Greetings, Steamboating colleagues:
Judy, I know you're right about the QUEEN's "fooling around" before docking at Robin Street wharf--although I never saw it myself down there. No doubt it was those ICC rules they had in mind. Jim Reising one who knows/remembers much of that having been a DELTA QUEEN Purser. And Jim heard/learned much from Chief Purser Bob McCann. Another 'official' Jim Reising and I remember was the ellusive 'Smoke abatement officer' who used to lurk watching the DQ and AVALON steaming in and out to check the smoke from their stacks. Even big, newer diesel tows navigating Cincinnati waters were watched for emissions. Those photos of the DQ belching out clouds of black smoke seldom seen other than for some PR photo opt--and Betty Blake even got flak on that herself.

I do know that the big 'blue water' babies docked in New York, Miami, New Orleans, Fort Lauderdale, San Francisco, Long Beach, Los Angeles, Seattle etc. etc. fight the high docking fees, services, wages for the longshoremen. The money angle also came in even with the new Cincinnati Public Landing for the DQ, AQ, MQ and other passenger cruise boats now. The politicos wanted the glory and honor of the boats docked in Cincinnati and doing business, but also wanted to hit them with fees. Don Sanders, Bob Reynolds, Bill Judd, Jim Blum, Doc Hawley no doubt know lots more. There were [Are?] fresh water mains at/near the landing in Cincinnati for fresh water. I've seen big DEMPSTER DUMPERS down there for boat garbage and trash but no idea if Cincinnati offers this service or the boats are charged for it. Who knows?

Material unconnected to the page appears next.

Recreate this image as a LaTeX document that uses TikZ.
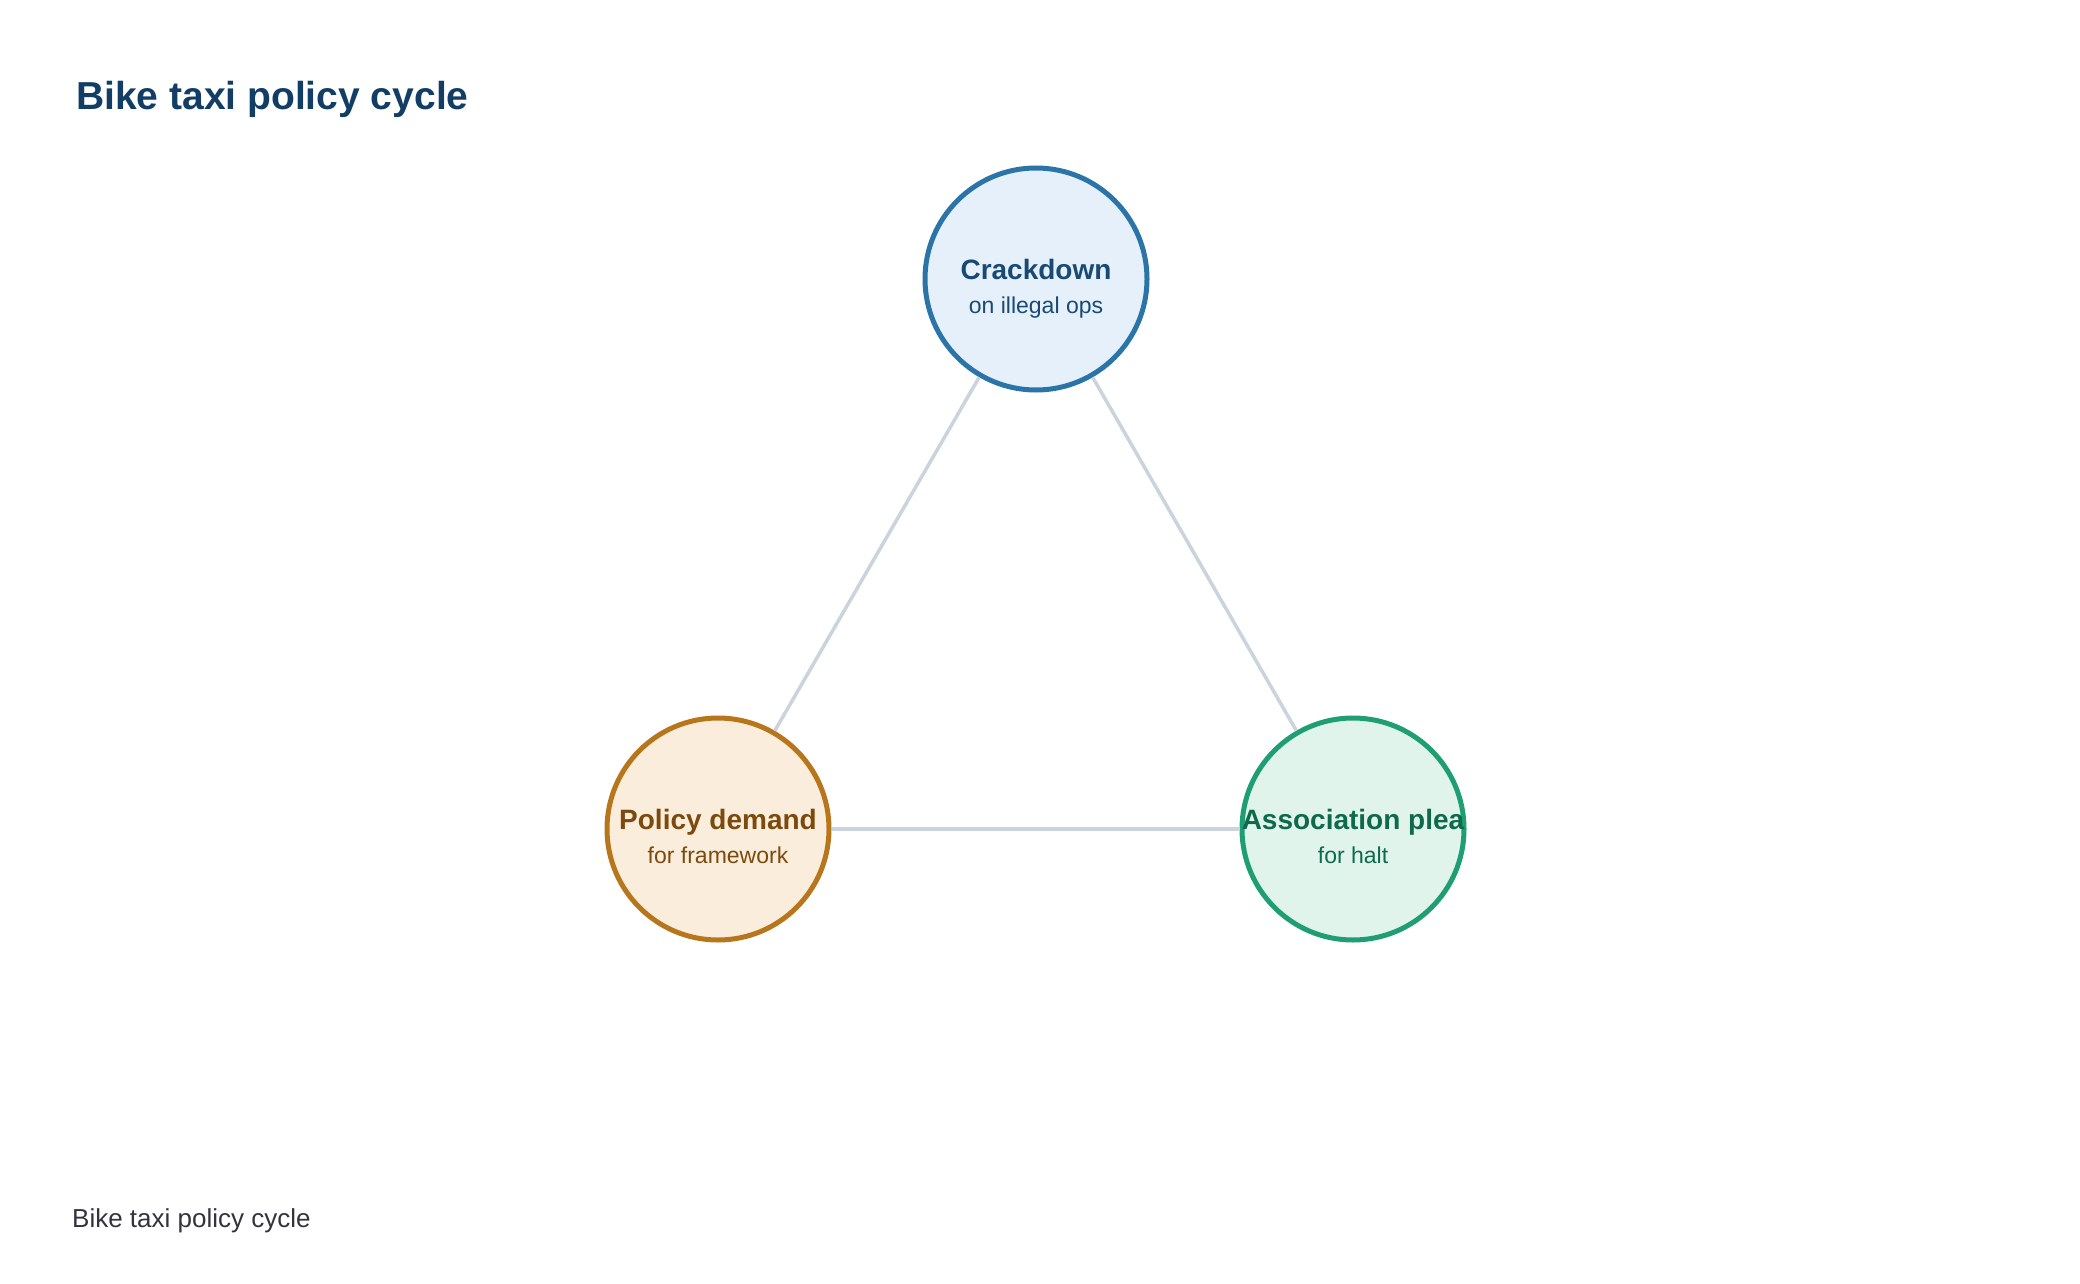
\documentclass[tikz,border=0pt]{standalone}
\usepackage{fontspec}
\setmainfont{Liberation Sans}
\definecolor{titlec}{HTML}{123E66}
\definecolor{footc}{HTML}{33333F}
\definecolor{edgec}{HTML}{CBD3DD}
\definecolor{bstroke}{HTML}{2A74A8}
\definecolor{bfill}{HTML}{E6F0FA}
\definecolor{btext}{HTML}{184A74}
\definecolor{ostroke}{HTML}{B8761C}
\definecolor{ofill}{HTML}{FAEDDC}
\definecolor{otext}{HTML}{7C4A0C}
\definecolor{gstroke}{HTML}{1E9E72}
\definecolor{gfill}{HTML}{E0F4EC}
\definecolor{gtext}{HTML}{0F6A4C}
\tikzset{
  hub/.style={circle, draw, line width=5pt, minimum size=222pt, inner sep=0pt},
  headtxt/.style={anchor=base, font=\fontsize{28}{30}\selectfont\bfseries, inner sep=0pt},
  subtxt/.style={anchor=base, font=\fontsize{23}{26}\selectfont, inner sep=0pt},
  link/.style={draw=edgec, line width=3.5pt}
}
\begin{document}
\begin{tikzpicture}[x=1pt,y=-1pt]
\useasboundingbox[fill=white] (0,0) rectangle (2080,1284);
\node[anchor=base west, inner sep=0pt, text=titlec, font=\fontsize{39}{42}\selectfont\bfseries] (title) at (76,110) {Bike taxi policy cycle};
\node[anchor=base west, inner sep=0pt, text=footc, font=\fontsize{26}{30}\selectfont] (foot) at (72,1227) {Bike taxi policy cycle};

\node[hub, draw=bstroke, fill=bfill] (top) at (1036,279) {};
\node[hub, draw=ostroke, fill=ofill] (left) at (718,829) {};
\node[hub, draw=gstroke, fill=gfill] (right) at (1353,829) {};

\draw[link] (top) -- (left);
\draw[link] (top) -- (right);
\draw[link] (left) -- (right);

\node[headtxt, text=btext] (topa) at (1036,279) {Crackdown};
\node[subtxt, text=btext] (topb) at (1036,313) {on illegal ops};
\node[headtxt, text=otext] (lefta) at (718,829) {Policy demand};
\node[subtxt, text=otext] (leftb) at (718,863) {for framework};
\node[headtxt, text=gtext] (righta) at (1353,829) {Association plea};
\node[subtxt, text=gtext] (rightb) at (1353,863) {for halt};
\end{tikzpicture}
\end{document}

Then the Cincinnati politicos got nasty over parking cars down there with road blocks, police and 'hire a cop' to thwart people and even passengers from getting down to the DELTA QUEEN in cars. Taxis even got the 3rd degree with tour buses loaded with passengers and their luggage being questioned. You had to have a boat cruise ticket or a parking pass or official reason like making a delivery or a service person called to work on something on a boat. Again, the Cincinnati Public Landing now but a ghost of its former self. Don Sanders and I loved the old landing and the surrounding neighborhood reminiscent of Charles Dickens or Stephen Foster. Capt. Doc Hawley called it "The finest sloped and paved wharf on any river in the United States." I'm glad I saw it, lived it, experienced it when I did. Now, I don't know what I've said in all the above other than, as usual, what do I know?

R. Dale Flick
From the northern shores of mighty Lake Michigan - summer.